> [The problem]: Copy all of the material word for word, except for the pictures.
+---+
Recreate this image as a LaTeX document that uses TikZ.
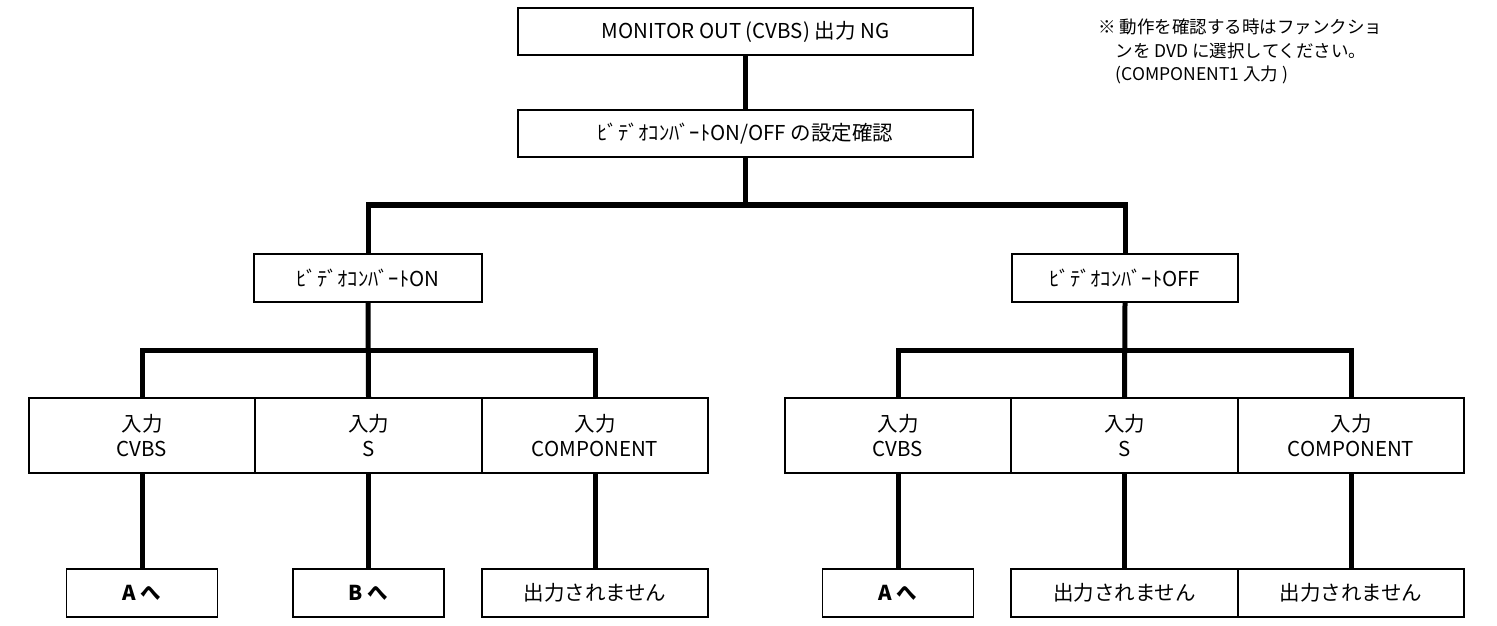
\documentclass[tikz,border=0pt]{standalone}
\usepackage{fontspec}
\setmainfont{Noto Sans CJK JP}
\begin{document}
\begin{tikzpicture}[x=1bp,y=-1bp,
  box/.style={draw=black,line width=1.6bp,rectangle,inner sep=0pt,align=center,font=\fontsize{20.5bp}{25.5bp}\selectfont},
  conn/.style={line width=5bp,draw=black}]
\useasboundingbox (0,0) rectangle (1497,626);
% top boxes
\node[box,minimum width=455bp,minimum height=47bp] (top) at (745.5,31.5) {MONITOR OUT (CVBS) 出力 NG};
\node[box,minimum width=455bp,minimum height=47bp] (mid) at (745.5,133.5) {ﾋﾞﾃﾞｵｺﾝﾊﾞｰﾄON/OFF の設定確認};
% level 2
\node[box,minimum width=228bp,minimum height=48bp] (lon) at (368,278) {ﾋﾞﾃﾞｵｺﾝﾊﾞｰﾄON};
\node[box,minimum width=226bp,minimum height=48bp] (loff) at (1125,278) {ﾋﾞﾃﾞｵｺﾝﾊﾞｰﾄOFF};
% input rows
\node[box,minimum width=226bp,minimum height=75bp] (L1) at (142,435.5) {入力\\CVBS};
\node[box,minimum width=227bp,minimum height=75bp] (L2) at (368.5,435.5) {入力\\S};
\node[box,minimum width=226bp,minimum height=75bp] (L3) at (595,435.5) {入力\\COMPONENT};
\node[box,minimum width=226bp,minimum height=75bp] (R1) at (898,435.5) {入力\\CVBS};
\node[box,minimum width=227bp,minimum height=75bp] (R2) at (1124.5,435.5) {入力\\S};
\node[box,minimum width=226bp,minimum height=75bp] (R3) at (1351,435.5) {入力\\COMPONENT};
% bottom
\node[box,minimum width=151bp,minimum height=48bp] (LA) at (142,593) {\bfseries A へ};
\node[box,minimum width=151bp,minimum height=48bp] (LB) at (368.5,593) {\bfseries B へ};
\node[box,minimum width=226bp,minimum height=48bp] (LN) at (595,593) {出力されません};
\node[box,minimum width=151bp,minimum height=48bp] (RA) at (898,593) {\bfseries A へ};
\node[box,minimum width=227bp,minimum height=48bp] (RN1) at (1124.5,593) {出力されません};
\node[box,minimum width=226bp,minimum height=48bp] (RN2) at (1351,593) {出力されません};
% note
\node[anchor=north west,inner sep=0pt,align=left,font=\fontsize{17.5bp}{23.5bp}\selectfont] (note) at (1098,19) {※ 動作を確認する時はファンクショ\\\hspace*{17.5bp}ンを DVD に選択してください。\\\hspace*{17.5bp}(COMPONENT1 入力 )};
% connectors
\coordinate (bus1) at (745.5,205);
\coordinate (bus2) at (368.5,350);
\coordinate (bus3) at (1124.5,350);
\draw[conn] (top.south) -- (mid.north);
\draw[conn] (mid.south) -- (bus1);
\draw[conn] (lon.north) |- (bus1) -| (loff.north);
\draw[conn] (lon.south) -- (L2.north);
\draw[conn] (L1.north) |- (bus2) -| (L3.north);
\draw[conn] (loff.south) -- (R2.north);
\draw[conn] (R1.north) |- (bus3) -| (R3.north);
\draw[conn] (L1.south) -- (LA.north);
\draw[conn] (L2.south) -- (LB.north);
\draw[conn] (L3.south) -- (LN.north);
\draw[conn] (R1.south) -- (RA.north);
\draw[conn] (R2.south) -- (RN1.north);
\draw[conn] (R3.south) -- (RN2.north);
\end{tikzpicture}
\end{document}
+---+
> [Answer to this exercise]:
Recreate this image as a LaTeX document that uses TikZ.
\documentclass[tikz,border=0pt]{standalone}
\usepackage{fontspec}
\setmainfont{Noto Sans CJK JP}
\begin{document}
\begin{tikzpicture}[x=1bp,y=-1bp,
  box/.style={draw=black,line width=1.6bp,rectangle,inner sep=0pt,align=center,font=\fontsize{20.5bp}{25.5bp}\selectfont},
  conn/.style={line width=5bp,draw=black}]
\useasboundingbox (0,0) rectangle (1497,626);
% top boxes
\node[box,minimum width=455bp,minimum height=47bp] (top) at (745.5,31.5) {MONITOR OUT (CVBS) 出力 NG};
\node[box,minimum width=455bp,minimum height=47bp] (mid) at (745.5,133.5) {ﾋﾞﾃﾞｵｺﾝﾊﾞｰﾄON/OFF の設定確認};
% level 2
\node[box,minimum width=228bp,minimum height=48bp] (lon) at (368,278) {ﾋﾞﾃﾞｵｺﾝﾊﾞｰﾄON};
\node[box,minimum width=226bp,minimum height=48bp] (loff) at (1125,278) {ﾋﾞﾃﾞｵｺﾝﾊﾞｰﾄOFF};
% input rows
\node[box,minimum width=226bp,minimum height=75bp] (L1) at (142,435.5) {入力\\CVBS};
\node[box,minimum width=227bp,minimum height=75bp] (L2) at (368.5,435.5) {入力\\S};
\node[box,minimum width=226bp,minimum height=75bp] (L3) at (595,435.5) {入力\\COMPONENT};
\node[box,minimum width=226bp,minimum height=75bp] (R1) at (898,435.5) {入力\\CVBS};
\node[box,minimum width=227bp,minimum height=75bp] (R2) at (1124.5,435.5) {入力\\S};
\node[box,minimum width=226bp,minimum height=75bp] (R3) at (1351,435.5) {入力\\COMPONENT};
% bottom
\node[box,minimum width=151bp,minimum height=48bp] (LA) at (142,593) {\bfseries A へ};
\node[box,minimum width=151bp,minimum height=48bp] (LB) at (368.5,593) {\bfseries B へ};
\node[box,minimum width=226bp,minimum height=48bp] (LN) at (595,593) {出力されません};
\node[box,minimum width=151bp,minimum height=48bp] (RA) at (898,593) {\bfseries A へ};
\node[box,minimum width=227bp,minimum height=48bp] (RN1) at (1124.5,593) {出力されません};
\node[box,minimum width=226bp,minimum height=48bp] (RN2) at (1351,593) {出力されません};
% note
\node[anchor=north west,inner sep=0pt,align=left,font=\fontsize{17.5bp}{23.5bp}\selectfont] (note) at (1098,19) {※ 動作を確認する時はファンクショ\\\hspace*{17.5bp}ンを DVD に選択してください。\\\hspace*{17.5bp}(COMPONENT1 入力 )};
% connectors
\coordinate (bus1) at (745.5,205);
\coordinate (bus2) at (368.5,350);
\coordinate (bus3) at (1124.5,350);
\draw[conn] (top.south) -- (mid.north);
\draw[conn] (mid.south) -- (bus1);
\draw[conn] (lon.north) |- (bus1) -| (loff.north);
\draw[conn] (lon.south) -- (L2.north);
\draw[conn] (L1.north) |- (bus2) -| (L3.north);
\draw[conn] (loff.south) -- (R2.north);
\draw[conn] (R1.north) |- (bus3) -| (R3.north);
\draw[conn] (L1.south) -- (LA.north);
\draw[conn] (L2.south) -- (LB.north);
\draw[conn] (L3.south) -- (LN.north);
\draw[conn] (R1.south) -- (RA.north);
\draw[conn] (R2.south) -- (RN1.north);
\draw[conn] (R3.south) -- (RN2.north);
\end{tikzpicture}
\end{document}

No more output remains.